Set problem: Without the images, write out the whole listing exactly.

===============

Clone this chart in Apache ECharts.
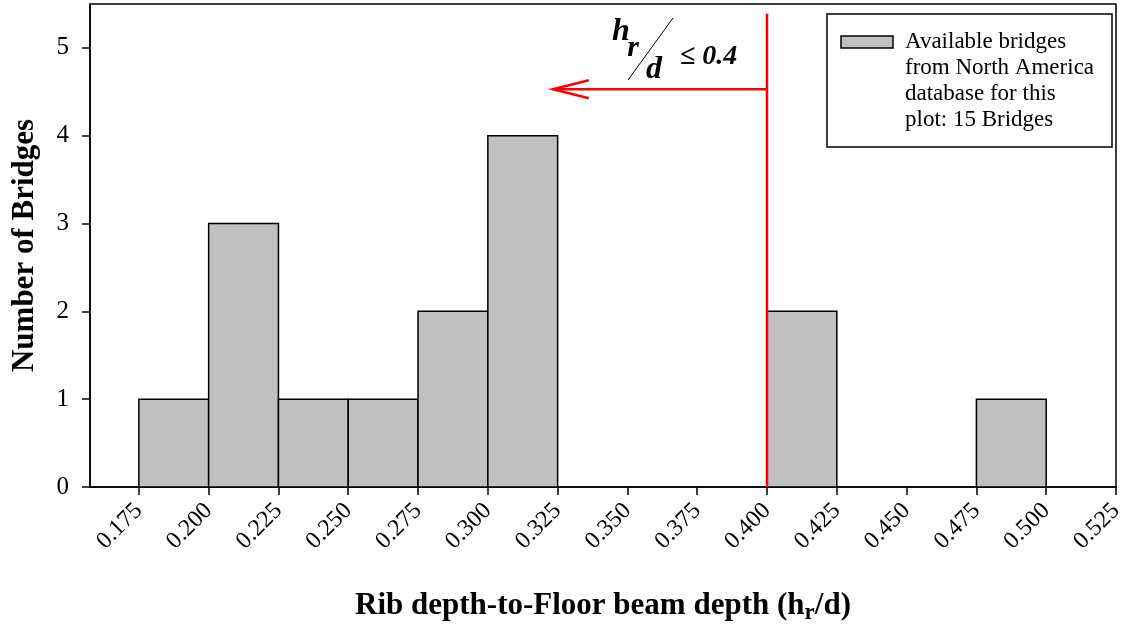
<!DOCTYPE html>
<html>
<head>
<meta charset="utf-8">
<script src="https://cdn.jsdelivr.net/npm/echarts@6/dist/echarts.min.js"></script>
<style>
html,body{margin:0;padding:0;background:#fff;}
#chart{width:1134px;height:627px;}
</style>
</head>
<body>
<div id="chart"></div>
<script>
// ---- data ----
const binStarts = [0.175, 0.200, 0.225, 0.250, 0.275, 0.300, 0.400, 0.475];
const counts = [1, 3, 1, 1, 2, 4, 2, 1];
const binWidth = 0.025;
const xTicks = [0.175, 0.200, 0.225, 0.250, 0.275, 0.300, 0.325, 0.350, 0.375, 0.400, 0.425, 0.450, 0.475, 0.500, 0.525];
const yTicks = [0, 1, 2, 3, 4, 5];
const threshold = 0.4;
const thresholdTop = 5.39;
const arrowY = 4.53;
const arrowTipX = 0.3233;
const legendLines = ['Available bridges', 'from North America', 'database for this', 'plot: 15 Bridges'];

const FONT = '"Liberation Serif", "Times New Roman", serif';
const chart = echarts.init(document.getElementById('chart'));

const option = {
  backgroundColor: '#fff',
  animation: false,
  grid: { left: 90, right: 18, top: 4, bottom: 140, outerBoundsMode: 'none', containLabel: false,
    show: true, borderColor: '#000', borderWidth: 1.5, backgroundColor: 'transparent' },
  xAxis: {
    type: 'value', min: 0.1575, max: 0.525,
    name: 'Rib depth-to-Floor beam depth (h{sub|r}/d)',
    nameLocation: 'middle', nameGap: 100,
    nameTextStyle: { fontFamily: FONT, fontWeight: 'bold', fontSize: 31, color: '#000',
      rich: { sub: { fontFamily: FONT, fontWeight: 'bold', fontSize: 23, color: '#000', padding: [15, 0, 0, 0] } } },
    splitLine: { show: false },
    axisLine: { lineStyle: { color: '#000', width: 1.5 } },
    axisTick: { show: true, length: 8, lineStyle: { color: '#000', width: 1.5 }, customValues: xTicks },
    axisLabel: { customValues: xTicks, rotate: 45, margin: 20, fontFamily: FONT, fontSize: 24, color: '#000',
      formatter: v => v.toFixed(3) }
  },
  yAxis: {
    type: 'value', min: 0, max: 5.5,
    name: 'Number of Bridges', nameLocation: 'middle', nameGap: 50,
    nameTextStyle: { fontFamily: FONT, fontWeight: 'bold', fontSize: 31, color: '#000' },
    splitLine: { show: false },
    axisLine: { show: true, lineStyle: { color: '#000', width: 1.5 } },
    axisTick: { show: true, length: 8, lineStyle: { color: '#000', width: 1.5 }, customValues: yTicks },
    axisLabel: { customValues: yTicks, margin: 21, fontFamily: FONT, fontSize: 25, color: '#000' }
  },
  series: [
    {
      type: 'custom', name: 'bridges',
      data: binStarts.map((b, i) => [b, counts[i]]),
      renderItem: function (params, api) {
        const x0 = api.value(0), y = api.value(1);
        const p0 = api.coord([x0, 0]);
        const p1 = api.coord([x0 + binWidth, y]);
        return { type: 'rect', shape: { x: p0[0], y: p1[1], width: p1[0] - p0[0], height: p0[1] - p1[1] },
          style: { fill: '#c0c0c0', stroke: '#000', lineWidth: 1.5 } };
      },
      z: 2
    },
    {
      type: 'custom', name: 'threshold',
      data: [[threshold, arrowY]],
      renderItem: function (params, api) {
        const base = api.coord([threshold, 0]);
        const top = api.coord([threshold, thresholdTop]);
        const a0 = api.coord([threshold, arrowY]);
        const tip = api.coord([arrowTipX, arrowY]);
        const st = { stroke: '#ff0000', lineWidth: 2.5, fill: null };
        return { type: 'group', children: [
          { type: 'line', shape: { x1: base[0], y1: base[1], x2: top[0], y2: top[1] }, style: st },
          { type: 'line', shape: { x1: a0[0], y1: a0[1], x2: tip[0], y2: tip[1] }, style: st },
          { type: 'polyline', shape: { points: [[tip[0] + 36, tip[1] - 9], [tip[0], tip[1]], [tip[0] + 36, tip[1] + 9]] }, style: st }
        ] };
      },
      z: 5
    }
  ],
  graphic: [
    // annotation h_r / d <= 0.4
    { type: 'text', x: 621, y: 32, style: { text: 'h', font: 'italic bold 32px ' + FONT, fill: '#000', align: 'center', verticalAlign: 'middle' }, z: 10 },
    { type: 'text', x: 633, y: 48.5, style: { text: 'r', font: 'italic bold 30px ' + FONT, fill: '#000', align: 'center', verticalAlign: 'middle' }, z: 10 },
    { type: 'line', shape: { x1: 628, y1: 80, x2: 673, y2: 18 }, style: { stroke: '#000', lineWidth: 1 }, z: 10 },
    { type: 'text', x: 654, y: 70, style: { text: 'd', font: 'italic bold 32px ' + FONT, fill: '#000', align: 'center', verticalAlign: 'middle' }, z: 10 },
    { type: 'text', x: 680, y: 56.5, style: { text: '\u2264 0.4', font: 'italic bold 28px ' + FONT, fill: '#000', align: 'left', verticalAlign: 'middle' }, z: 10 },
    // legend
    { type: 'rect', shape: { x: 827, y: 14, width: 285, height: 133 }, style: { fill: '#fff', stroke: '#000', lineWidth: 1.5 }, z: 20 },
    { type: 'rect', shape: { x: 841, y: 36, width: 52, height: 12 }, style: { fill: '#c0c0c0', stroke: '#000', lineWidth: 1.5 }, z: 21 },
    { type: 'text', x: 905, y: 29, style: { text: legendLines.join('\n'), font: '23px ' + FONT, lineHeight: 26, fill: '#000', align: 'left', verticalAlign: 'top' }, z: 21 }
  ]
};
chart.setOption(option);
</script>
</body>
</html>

===============

Written solution:
Clone this chart in Apache ECharts.
<!DOCTYPE html>
<html>
<head>
<meta charset="utf-8">
<script src="https://cdn.jsdelivr.net/npm/echarts@6/dist/echarts.min.js"></script>
<style>
html,body{margin:0;padding:0;background:#fff;}
#chart{width:1134px;height:627px;}
</style>
</head>
<body>
<div id="chart"></div>
<script>
// ---- data ----
const binStarts = [0.175, 0.200, 0.225, 0.250, 0.275, 0.300, 0.400, 0.475];
const counts = [1, 3, 1, 1, 2, 4, 2, 1];
const binWidth = 0.025;
const xTicks = [0.175, 0.200, 0.225, 0.250, 0.275, 0.300, 0.325, 0.350, 0.375, 0.400, 0.425, 0.450, 0.475, 0.500, 0.525];
const yTicks = [0, 1, 2, 3, 4, 5];
const threshold = 0.4;
const thresholdTop = 5.39;
const arrowY = 4.53;
const arrowTipX = 0.3233;
const legendLines = ['Available bridges', 'from North America', 'database for this', 'plot: 15 Bridges'];

const FONT = '"Liberation Serif", "Times New Roman", serif';
const chart = echarts.init(document.getElementById('chart'));

const option = {
  backgroundColor: '#fff',
  animation: false,
  grid: { left: 90, right: 18, top: 4, bottom: 140, outerBoundsMode: 'none', containLabel: false,
    show: true, borderColor: '#000', borderWidth: 1.5, backgroundColor: 'transparent' },
  xAxis: {
    type: 'value', min: 0.1575, max: 0.525,
    name: 'Rib depth-to-Floor beam depth (h{sub|r}/d)',
    nameLocation: 'middle', nameGap: 100,
    nameTextStyle: { fontFamily: FONT, fontWeight: 'bold', fontSize: 31, color: '#000',
      rich: { sub: { fontFamily: FONT, fontWeight: 'bold', fontSize: 23, color: '#000', padding: [15, 0, 0, 0] } } },
    splitLine: { show: false },
    axisLine: { lineStyle: { color: '#000', width: 1.5 } },
    axisTick: { show: true, length: 8, lineStyle: { color: '#000', width: 1.5 }, customValues: xTicks },
    axisLabel: { customValues: xTicks, rotate: 45, margin: 20, fontFamily: FONT, fontSize: 24, color: '#000',
      formatter: v => v.toFixed(3) }
  },
  yAxis: {
    type: 'value', min: 0, max: 5.5,
    name: 'Number of Bridges', nameLocation: 'middle', nameGap: 50,
    nameTextStyle: { fontFamily: FONT, fontWeight: 'bold', fontSize: 31, color: '#000' },
    splitLine: { show: false },
    axisLine: { show: true, lineStyle: { color: '#000', width: 1.5 } },
    axisTick: { show: true, length: 8, lineStyle: { color: '#000', width: 1.5 }, customValues: yTicks },
    axisLabel: { customValues: yTicks, margin: 21, fontFamily: FONT, fontSize: 25, color: '#000' }
  },
  series: [
    {
      type: 'custom', name: 'bridges',
      data: binStarts.map((b, i) => [b, counts[i]]),
      renderItem: function (params, api) {
        const x0 = api.value(0), y = api.value(1);
        const p0 = api.coord([x0, 0]);
        const p1 = api.coord([x0 + binWidth, y]);
        return { type: 'rect', shape: { x: p0[0], y: p1[1], width: p1[0] - p0[0], height: p0[1] - p1[1] },
          style: { fill: '#c0c0c0', stroke: '#000', lineWidth: 1.5 } };
      },
      z: 2
    },
    {
      type: 'custom', name: 'threshold',
      data: [[threshold, arrowY]],
      renderItem: function (params, api) {
        const base = api.coord([threshold, 0]);
        const top = api.coord([threshold, thresholdTop]);
        const a0 = api.coord([threshold, arrowY]);
        const tip = api.coord([arrowTipX, arrowY]);
        const st = { stroke: '#ff0000', lineWidth: 2.5, fill: null };
        return { type: 'group', children: [
          { type: 'line', shape: { x1: base[0], y1: base[1], x2: top[0], y2: top[1] }, style: st },
          { type: 'line', shape: { x1: a0[0], y1: a0[1], x2: tip[0], y2: tip[1] }, style: st },
          { type: 'polyline', shape: { points: [[tip[0] + 36, tip[1] - 9], [tip[0], tip[1]], [tip[0] + 36, tip[1] + 9]] }, style: st }
        ] };
      },
      z: 5
    }
  ],
  graphic: [
    // annotation h_r / d <= 0.4
    { type: 'text', x: 621, y: 32, style: { text: 'h', font: 'italic bold 32px ' + FONT, fill: '#000', align: 'center', verticalAlign: 'middle' }, z: 10 },
    { type: 'text', x: 633, y: 48.5, style: { text: 'r', font: 'italic bold 30px ' + FONT, fill: '#000', align: 'center', verticalAlign: 'middle' }, z: 10 },
    { type: 'line', shape: { x1: 628, y1: 80, x2: 673, y2: 18 }, style: { stroke: '#000', lineWidth: 1 }, z: 10 },
    { type: 'text', x: 654, y: 70, style: { text: 'd', font: 'italic bold 32px ' + FONT, fill: '#000', align: 'center', verticalAlign: 'middle' }, z: 10 },
    { type: 'text', x: 680, y: 56.5, style: { text: '\u2264 0.4', font: 'italic bold 28px ' + FONT, fill: '#000', align: 'left', verticalAlign: 'middle' }, z: 10 },
    // legend
    { type: 'rect', shape: { x: 827, y: 14, width: 285, height: 133 }, style: { fill: '#fff', stroke: '#000', lineWidth: 1.5 }, z: 20 },
    { type: 'rect', shape: { x: 841, y: 36, width: 52, height: 12 }, style: { fill: '#c0c0c0', stroke: '#000', lineWidth: 1.5 }, z: 21 },
    { type: 'text', x: 905, y: 29, style: { text: legendLines.join('\n'), font: '23px ' + FONT, lineHeight: 26, fill: '#000', align: 'left', verticalAlign: 'top' }, z: 21 }
  ]
};
chart.setOption(option);
</script>
</body>
</html>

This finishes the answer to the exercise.